IF Wanderers do not shift this hangover to end all hangovers soon, then forget all about promotion – they should head into 2013 glancing anxiously over their shoulder at the Championship relegation zone.
Five months into the season and it is galling to think that the psychological effects of relegation from the Premier League are still being discussed.
And yet that is where we find ourselves after the penultimate game of the year, 16th in the table and closer to the bottom three than we are the play-offs.
One glance at Sheffield Wednesday, who have just disappeared back over the Pennines with three hard-fought points will tell you that big clubs can, and do, fall further.
Mamady Sidibe's header was enough to earn Dave Jones's Owls a third consecutive win, which has hauled them clear of danger.
But heading into Saturday's meeting with Birmingham City – another former top-flight club in that corridor of uncertainty between the bottom three and mid-table – Wanderers have got to find some way of ridding themselves of this current funk or they could end up being dragged somewhere they definitely do not want to be.
After the nightmare of Peterborough, there were at least signs of fight, not least in the second half when the tempo was raised and the pressure was hiked up on the visitors.
Aside from the first 15 minutes, however, it rarely looked like Wanderers were going to get round the lumbering but effective Wednesday back line.
Playing an attack-minded 4-4-2, the restored Martin Petrov and Benik Afobe had some joy in the wider positions and linked well with David Ngog who was starting a game for the first time since Blackpool.
The Frenchman forced Chris Kirkland into an excellent save early on with a low left-footed effort, pushed away well by the former Wigan stopper.
But all the good early work was wasted when Lewis Buxton was given time to cross from the right and Sidibe beat Tim Ream – starting for the first time since Brighton – to head home the opening goal.
Wind now completely gone from their sails, little mistakes started to creep into Wanderers' make-up and that then translated on to the terraces.
It would have been worse had Keiran Lee aimed either side of Adam Bogdan rather than shooting right down the middle when he had twisted and turned past Sam Ricketts just before the interval.
But when Scott Mathieson blew for half time, the jeers – whatever your opinion on whether they should be there at all – were at least more understandable than they had been in the previous home game against Charlton when the scores were goalless.
Into the second half, the frustration continued. Ngog may have lightened the mood a little had he connected better with Afobe's hook back from the byline but saw his improvised effort dribble agonisingly wide of the far post.

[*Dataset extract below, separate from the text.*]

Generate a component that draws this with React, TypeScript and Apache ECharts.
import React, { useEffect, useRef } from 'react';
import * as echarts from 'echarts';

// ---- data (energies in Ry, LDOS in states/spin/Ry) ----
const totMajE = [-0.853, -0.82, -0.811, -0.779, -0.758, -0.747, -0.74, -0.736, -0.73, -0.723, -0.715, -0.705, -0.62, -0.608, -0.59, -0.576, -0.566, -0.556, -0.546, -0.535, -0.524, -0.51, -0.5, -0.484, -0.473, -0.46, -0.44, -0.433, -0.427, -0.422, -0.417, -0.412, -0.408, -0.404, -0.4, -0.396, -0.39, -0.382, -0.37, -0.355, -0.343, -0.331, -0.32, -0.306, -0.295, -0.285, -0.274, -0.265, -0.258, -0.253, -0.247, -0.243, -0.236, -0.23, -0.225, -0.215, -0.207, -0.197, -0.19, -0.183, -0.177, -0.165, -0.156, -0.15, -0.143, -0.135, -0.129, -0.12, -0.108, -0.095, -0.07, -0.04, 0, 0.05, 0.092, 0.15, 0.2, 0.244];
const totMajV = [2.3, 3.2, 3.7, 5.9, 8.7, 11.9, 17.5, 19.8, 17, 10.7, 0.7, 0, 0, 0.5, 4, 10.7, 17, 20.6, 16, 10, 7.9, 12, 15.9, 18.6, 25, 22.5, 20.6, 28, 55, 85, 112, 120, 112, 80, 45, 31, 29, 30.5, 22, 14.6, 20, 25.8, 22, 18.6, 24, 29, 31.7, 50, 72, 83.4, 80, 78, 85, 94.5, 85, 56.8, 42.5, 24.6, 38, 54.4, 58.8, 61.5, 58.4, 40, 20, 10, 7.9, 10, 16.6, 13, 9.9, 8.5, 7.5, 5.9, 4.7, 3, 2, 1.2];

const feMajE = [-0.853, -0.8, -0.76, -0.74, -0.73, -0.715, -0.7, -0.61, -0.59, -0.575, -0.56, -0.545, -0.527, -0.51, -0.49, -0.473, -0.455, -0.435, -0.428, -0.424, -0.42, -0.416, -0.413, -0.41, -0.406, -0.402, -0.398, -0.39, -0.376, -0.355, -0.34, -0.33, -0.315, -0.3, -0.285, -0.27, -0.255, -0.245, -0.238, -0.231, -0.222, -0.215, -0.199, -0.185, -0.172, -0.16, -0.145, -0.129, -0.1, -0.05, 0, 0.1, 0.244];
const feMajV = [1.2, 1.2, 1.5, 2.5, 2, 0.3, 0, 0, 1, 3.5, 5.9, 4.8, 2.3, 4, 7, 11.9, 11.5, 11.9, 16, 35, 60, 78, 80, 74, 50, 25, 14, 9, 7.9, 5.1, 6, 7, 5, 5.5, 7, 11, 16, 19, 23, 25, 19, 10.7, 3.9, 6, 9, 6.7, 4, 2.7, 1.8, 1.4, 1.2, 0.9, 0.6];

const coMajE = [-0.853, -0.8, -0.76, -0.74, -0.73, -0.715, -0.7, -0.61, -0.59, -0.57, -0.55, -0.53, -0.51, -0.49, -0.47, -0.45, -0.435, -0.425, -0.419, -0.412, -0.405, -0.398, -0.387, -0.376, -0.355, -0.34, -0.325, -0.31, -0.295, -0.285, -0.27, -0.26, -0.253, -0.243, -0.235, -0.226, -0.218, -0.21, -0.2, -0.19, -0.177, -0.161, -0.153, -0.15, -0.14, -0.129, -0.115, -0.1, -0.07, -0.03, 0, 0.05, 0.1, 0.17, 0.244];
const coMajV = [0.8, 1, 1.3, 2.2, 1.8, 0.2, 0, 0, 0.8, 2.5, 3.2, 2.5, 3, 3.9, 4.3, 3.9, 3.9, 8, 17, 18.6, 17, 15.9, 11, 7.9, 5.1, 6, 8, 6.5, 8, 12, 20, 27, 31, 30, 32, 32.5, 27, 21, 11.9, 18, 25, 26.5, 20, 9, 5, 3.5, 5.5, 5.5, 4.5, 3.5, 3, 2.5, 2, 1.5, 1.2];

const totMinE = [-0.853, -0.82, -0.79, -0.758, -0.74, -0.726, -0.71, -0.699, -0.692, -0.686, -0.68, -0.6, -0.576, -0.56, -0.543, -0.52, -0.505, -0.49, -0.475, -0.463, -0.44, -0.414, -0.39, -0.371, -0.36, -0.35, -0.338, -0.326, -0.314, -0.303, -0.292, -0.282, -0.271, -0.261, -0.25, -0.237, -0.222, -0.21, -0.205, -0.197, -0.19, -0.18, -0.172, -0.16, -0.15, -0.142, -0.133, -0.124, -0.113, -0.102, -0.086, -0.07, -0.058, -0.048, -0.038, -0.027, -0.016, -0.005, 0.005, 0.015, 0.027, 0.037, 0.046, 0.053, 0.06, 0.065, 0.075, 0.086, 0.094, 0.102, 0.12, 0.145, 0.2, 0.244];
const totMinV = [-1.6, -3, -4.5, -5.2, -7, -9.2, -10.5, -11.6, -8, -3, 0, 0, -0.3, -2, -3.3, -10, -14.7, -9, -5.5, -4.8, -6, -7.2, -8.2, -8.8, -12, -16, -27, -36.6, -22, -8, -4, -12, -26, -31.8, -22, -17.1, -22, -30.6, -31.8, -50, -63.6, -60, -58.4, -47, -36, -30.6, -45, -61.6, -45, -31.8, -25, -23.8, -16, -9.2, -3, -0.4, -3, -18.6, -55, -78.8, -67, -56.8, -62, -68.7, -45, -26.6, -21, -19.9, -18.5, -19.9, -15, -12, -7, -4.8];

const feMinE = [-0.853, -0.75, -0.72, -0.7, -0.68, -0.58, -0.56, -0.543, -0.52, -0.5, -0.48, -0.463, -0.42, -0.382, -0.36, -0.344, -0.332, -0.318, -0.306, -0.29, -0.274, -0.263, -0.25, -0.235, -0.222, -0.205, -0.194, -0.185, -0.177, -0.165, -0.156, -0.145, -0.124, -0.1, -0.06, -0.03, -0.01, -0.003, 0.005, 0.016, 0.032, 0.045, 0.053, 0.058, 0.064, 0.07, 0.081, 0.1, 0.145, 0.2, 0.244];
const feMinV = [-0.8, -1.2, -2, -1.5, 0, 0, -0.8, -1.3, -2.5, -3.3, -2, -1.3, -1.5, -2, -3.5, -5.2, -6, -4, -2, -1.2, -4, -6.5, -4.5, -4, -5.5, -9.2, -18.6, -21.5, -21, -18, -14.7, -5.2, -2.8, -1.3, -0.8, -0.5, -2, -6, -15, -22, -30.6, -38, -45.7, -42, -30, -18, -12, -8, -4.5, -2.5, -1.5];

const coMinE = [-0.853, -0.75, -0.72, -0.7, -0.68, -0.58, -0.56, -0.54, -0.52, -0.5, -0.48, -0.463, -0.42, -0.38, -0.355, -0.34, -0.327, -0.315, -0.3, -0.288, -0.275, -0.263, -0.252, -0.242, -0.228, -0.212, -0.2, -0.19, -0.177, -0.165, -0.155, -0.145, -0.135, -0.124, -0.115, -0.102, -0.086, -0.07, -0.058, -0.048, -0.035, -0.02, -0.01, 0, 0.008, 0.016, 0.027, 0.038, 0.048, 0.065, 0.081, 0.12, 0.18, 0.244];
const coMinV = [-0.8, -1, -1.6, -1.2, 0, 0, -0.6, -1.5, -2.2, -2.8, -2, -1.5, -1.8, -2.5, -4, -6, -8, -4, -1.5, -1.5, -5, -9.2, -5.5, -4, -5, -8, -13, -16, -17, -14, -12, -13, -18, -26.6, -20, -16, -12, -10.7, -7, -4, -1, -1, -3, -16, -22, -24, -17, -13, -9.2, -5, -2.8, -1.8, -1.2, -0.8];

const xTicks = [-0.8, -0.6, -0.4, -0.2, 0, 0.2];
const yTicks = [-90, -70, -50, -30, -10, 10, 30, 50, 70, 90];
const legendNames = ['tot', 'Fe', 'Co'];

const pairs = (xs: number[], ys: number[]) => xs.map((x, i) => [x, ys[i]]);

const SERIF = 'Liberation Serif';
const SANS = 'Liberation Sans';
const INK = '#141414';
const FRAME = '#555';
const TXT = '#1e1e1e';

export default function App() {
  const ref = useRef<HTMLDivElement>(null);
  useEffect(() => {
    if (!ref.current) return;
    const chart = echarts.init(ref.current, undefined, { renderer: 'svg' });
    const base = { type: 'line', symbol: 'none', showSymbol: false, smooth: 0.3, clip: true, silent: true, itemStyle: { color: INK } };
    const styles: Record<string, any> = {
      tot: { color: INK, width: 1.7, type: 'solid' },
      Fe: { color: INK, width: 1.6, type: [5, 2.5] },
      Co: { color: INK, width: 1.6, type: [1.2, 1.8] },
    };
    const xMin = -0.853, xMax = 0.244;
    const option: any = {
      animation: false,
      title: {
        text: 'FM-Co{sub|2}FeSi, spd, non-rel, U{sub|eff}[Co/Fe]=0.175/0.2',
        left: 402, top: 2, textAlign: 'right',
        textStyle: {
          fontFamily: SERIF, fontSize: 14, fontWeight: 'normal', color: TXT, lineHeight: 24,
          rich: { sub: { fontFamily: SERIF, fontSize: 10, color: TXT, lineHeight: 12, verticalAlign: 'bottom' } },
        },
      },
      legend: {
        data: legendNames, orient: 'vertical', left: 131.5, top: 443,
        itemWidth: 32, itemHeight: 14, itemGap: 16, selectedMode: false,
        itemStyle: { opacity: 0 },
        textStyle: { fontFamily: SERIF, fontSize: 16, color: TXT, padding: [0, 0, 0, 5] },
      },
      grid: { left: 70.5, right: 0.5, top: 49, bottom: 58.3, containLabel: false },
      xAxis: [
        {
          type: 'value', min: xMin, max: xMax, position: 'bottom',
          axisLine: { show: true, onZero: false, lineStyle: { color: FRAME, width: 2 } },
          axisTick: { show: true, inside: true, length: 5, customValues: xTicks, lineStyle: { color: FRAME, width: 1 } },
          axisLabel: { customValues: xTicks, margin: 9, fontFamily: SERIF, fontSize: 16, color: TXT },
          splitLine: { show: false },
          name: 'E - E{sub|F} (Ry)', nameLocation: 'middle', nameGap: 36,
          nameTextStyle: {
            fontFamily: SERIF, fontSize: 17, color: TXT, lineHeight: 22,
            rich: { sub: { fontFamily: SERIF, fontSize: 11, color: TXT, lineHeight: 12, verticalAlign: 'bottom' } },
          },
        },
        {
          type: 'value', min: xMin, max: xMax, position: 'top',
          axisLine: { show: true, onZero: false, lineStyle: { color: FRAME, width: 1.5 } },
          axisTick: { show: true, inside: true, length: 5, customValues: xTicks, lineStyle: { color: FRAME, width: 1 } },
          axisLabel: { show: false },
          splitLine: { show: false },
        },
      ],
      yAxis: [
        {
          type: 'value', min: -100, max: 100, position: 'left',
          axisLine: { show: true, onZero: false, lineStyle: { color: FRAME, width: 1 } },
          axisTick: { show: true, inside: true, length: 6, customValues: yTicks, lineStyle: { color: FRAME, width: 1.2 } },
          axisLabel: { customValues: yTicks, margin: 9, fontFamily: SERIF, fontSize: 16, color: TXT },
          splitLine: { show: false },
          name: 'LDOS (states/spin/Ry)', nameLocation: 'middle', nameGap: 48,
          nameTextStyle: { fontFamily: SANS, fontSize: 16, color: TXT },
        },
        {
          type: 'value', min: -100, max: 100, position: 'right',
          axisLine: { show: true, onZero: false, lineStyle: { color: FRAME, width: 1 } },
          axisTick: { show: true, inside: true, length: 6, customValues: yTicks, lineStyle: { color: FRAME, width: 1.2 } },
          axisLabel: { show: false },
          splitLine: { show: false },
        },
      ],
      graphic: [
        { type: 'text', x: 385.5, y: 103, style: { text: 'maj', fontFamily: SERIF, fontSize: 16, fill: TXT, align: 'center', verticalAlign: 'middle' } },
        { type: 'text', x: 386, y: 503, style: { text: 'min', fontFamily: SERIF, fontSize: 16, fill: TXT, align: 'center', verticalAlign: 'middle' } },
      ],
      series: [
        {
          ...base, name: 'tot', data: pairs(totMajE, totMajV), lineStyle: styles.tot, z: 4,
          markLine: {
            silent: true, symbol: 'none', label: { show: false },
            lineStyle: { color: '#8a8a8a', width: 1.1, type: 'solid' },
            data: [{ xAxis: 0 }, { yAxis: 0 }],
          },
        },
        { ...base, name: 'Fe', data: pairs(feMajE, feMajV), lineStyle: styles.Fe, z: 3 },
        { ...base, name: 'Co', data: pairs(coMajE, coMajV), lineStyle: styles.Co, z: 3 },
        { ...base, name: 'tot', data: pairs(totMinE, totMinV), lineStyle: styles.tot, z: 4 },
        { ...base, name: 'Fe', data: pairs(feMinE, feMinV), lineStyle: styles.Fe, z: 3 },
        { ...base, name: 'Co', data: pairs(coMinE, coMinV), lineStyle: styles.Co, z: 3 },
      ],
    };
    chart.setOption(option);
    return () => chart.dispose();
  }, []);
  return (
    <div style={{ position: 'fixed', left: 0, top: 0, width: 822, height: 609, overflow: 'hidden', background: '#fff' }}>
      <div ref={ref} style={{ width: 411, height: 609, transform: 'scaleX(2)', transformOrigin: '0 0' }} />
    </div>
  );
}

Freedman sent on Chung-Yong Lee in place of Petrov, who had experienced another bitty afternoon, and must have been praying for a bit of good fortune to come his way.
The signs did not look good as Kirkland got himself in the way of an Afobe header before a flurry of covering defenders cleared the ball into touch ahead of Ngog.
That prompted the manager to try the road untested.
Marvin Sordell and Marcos Alonso were called upon from the bench, with Ricketts and Eagles giving way.
Wanderers huffed and puffed but the killer pass, the moment of genius, the Premier League class, had totally vanished by that stage.
Wednesday's fans danced, while many of the home patrons headed out disconsolately to the packed out car parks of Middlebrook.
Those who did stay behind vented their anger once more, as well they might.
Freedman needs to find a hangover cure quickly if he is going to stop the boos.
Just look around the bottom third of the Championship and it is littered with examples of clubs who failed to deal with life outside the top flight while they still had the financial advantage.
Wednesday, Charlton, Ipswich, Birmingham – even Barnsley once harboured hopes of an immediate return to the glitz and glamour.
And however good Wanderers might look on paper, they look anything like a side capable of playing in the Premier League right now.